As the poster shows, properly estimating something is actually a pretty involved process that means constructing the thing you're trying to build on paper (or in your head). Clients/bosses don't want to pay for that time, so devs are implicitly pressured to underestimate things, to avoid long discussions about unfavorable estimates.

b. Teeing off of a. clearly building the damned thing is way more fun than constructing it in your brain, estimating it, then going back and forth with clients on each line item as described above. There isn't a particular process, and sometimes you might actually spend almost half of the time of the estimate actually figuring out how to do it. Devs simply don't like estimating things, so they make (bad) guesses that seem safe but eventually turn out way wrong.

On a project I had once, I hated the work so much that I simply took a wild guess at how long it would take to do one particularly hairy bit and doubled it.
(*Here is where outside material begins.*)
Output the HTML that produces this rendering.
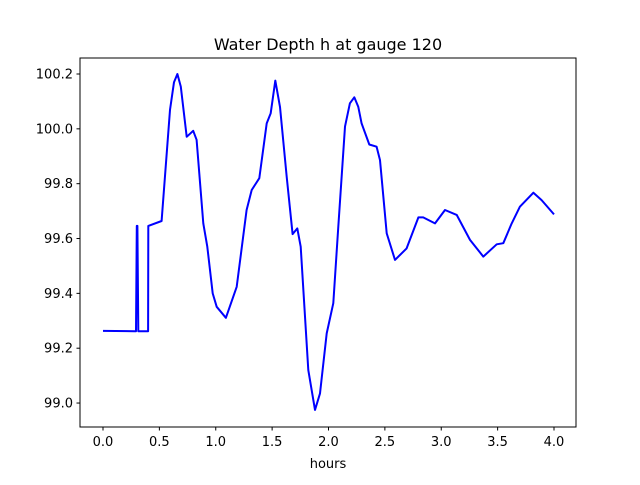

Seemed totally safe at the time ... figured I'd be under by a lot. Turned out being even double that estimate ... the culprit ... Internet explorer.

c. If you go to a mechanic shop to get an estimate for work on your car, you might find that the mechanics go into a computer, plug in some details about your car and the problem ... and the computer spits out a number. This is because lots of things with cars are pretty routine ... Software isn't like that ... stuff that's routine is usually pulled out into plugins and frameworks that just work ... so we're constantly tackling problems that seem new, throw in the capabilities and weaknesses of particular frameworks, plugins or programming languages and you can see how these sorts of things can get away from you very quickly.

Programmers don't share their estimates with each other (hint hint), so the only really reliable source of good estimates tends to be personal experience, which is another reason why you should code ... a lot.

The only really good process I've found is to completely wireframe what needs to be done, (either that or build a clickable prototype that works exactly the way they want it to work). Then provide an estimate for that. But that doesn't always work for smaller things like bug fixes or smaller features.